- [Stated problem]:
Extract only the first line of the listing and every line after it up to and including the one with "plt.rcParams['font.family'] = ['Liberation". Omit the pictures.

--- START Data provided ---

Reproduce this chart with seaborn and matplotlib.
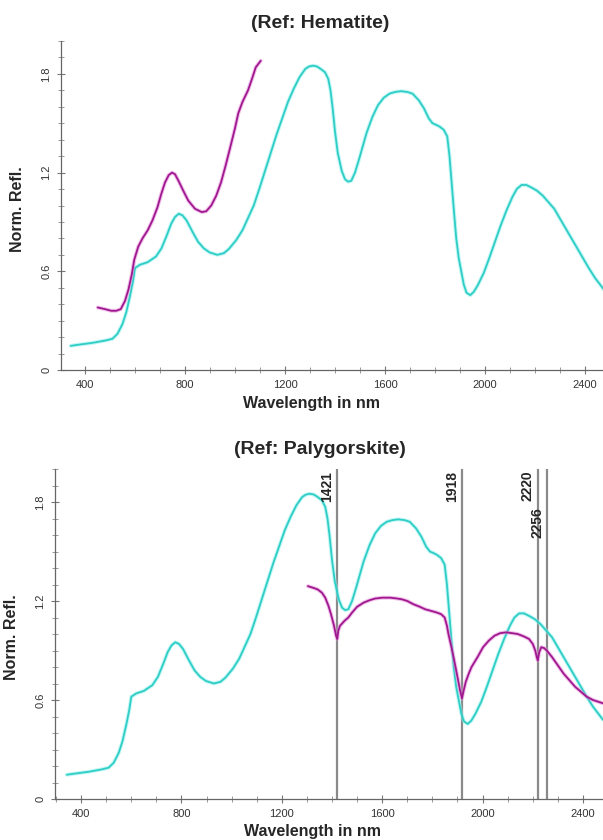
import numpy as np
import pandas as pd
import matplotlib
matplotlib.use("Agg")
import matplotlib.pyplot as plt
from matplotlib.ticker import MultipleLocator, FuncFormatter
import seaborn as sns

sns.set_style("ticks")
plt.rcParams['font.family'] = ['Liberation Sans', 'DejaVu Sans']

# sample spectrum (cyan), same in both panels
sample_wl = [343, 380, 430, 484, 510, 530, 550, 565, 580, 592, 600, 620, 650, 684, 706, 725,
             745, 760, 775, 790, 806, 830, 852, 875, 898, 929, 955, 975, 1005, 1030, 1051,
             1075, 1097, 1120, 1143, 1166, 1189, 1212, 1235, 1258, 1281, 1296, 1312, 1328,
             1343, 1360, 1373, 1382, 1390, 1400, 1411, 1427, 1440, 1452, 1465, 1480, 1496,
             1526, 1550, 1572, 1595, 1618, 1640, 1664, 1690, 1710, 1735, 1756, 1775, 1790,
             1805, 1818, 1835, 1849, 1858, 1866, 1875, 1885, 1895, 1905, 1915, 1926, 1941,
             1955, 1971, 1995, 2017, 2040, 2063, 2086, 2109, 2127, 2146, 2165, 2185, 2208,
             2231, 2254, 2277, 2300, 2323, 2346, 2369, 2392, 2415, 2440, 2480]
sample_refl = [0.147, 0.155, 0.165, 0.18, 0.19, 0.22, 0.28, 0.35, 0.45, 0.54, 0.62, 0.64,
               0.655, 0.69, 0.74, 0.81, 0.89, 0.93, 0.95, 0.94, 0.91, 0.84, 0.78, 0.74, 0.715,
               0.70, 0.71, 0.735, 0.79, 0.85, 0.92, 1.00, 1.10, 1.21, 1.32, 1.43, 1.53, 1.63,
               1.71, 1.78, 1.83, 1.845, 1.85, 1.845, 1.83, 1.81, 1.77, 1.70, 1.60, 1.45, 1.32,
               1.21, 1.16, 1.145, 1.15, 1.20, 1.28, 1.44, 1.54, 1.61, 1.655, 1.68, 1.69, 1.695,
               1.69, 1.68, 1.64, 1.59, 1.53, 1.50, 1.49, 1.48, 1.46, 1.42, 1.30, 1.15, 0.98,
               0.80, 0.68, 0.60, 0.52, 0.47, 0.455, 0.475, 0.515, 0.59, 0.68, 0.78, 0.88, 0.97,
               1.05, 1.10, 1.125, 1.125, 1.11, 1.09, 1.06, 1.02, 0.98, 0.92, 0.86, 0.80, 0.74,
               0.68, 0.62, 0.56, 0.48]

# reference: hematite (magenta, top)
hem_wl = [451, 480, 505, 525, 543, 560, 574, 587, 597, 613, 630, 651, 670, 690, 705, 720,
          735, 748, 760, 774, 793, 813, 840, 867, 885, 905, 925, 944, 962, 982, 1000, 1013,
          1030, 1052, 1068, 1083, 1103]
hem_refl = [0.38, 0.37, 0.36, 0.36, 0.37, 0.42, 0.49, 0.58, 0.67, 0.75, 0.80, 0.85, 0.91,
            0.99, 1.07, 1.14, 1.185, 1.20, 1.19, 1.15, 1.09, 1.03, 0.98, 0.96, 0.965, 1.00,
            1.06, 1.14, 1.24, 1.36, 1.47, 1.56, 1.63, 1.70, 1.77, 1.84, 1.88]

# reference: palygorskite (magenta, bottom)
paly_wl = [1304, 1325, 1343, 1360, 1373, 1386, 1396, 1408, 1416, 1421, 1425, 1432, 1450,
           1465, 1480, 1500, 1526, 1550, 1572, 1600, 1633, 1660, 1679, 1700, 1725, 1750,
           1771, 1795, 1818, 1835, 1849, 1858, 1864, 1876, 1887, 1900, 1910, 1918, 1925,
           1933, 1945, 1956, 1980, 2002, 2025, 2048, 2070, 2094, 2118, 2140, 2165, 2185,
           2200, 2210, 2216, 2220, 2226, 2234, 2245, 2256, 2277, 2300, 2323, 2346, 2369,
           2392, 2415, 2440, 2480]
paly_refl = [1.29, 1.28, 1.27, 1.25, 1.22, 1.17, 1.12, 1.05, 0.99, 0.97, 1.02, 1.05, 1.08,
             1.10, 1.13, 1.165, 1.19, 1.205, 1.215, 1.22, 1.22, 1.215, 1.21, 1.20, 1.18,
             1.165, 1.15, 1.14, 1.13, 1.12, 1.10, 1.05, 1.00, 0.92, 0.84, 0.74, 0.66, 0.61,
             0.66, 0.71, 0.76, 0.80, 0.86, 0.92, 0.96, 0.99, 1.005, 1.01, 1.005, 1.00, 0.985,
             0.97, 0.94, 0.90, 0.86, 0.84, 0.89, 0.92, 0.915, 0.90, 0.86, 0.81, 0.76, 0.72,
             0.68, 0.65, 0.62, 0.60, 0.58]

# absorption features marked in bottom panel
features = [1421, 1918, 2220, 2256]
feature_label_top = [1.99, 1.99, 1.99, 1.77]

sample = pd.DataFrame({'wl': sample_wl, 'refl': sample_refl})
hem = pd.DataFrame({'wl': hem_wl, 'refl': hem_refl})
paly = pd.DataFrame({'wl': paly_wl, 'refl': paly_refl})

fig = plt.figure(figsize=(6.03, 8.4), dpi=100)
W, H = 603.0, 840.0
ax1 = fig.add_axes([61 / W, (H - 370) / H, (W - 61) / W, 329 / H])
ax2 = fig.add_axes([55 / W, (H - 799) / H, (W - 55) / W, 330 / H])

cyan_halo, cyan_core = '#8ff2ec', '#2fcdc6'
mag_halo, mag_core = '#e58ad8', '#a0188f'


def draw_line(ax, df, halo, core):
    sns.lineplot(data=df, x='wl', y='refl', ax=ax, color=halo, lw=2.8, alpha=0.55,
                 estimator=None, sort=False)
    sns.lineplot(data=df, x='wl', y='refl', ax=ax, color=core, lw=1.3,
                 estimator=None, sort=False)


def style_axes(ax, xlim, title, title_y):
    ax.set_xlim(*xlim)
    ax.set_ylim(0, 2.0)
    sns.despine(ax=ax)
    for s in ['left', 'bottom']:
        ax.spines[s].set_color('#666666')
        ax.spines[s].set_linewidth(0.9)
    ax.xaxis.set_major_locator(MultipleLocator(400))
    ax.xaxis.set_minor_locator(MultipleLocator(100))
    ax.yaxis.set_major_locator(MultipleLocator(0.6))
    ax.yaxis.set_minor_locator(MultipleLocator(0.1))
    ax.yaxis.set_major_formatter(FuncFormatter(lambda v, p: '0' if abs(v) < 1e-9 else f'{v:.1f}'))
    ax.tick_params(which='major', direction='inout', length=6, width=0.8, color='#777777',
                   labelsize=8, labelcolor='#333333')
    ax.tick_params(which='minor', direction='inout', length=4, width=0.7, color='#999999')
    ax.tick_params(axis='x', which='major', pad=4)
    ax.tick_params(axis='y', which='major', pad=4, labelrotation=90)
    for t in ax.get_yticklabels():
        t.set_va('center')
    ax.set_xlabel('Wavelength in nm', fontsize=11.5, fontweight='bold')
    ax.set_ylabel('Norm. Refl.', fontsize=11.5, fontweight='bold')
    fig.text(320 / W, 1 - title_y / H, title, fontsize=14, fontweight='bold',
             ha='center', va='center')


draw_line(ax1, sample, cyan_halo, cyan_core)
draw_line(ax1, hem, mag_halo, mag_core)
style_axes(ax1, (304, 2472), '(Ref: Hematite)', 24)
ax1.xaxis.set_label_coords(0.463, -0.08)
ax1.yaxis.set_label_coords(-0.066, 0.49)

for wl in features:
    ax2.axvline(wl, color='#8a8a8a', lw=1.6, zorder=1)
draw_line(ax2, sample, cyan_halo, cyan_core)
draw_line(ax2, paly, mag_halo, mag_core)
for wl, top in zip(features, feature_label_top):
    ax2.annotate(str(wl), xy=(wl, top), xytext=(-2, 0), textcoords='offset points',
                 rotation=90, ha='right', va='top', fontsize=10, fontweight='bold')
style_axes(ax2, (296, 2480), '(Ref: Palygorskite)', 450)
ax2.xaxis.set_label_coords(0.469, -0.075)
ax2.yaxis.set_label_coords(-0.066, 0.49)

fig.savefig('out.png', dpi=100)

--- END Data provided ---

- [Task output]:
Reproduce this chart with seaborn and matplotlib.
import numpy as np
import pandas as pd
import matplotlib
matplotlib.use("Agg")
import matplotlib.pyplot as plt
from matplotlib.ticker import MultipleLocator, FuncFormatter
import seaborn as sns

sns.set_style("ticks")
plt.rcParams['font.family'] = ['Liberation Sans', 'DejaVu Sans']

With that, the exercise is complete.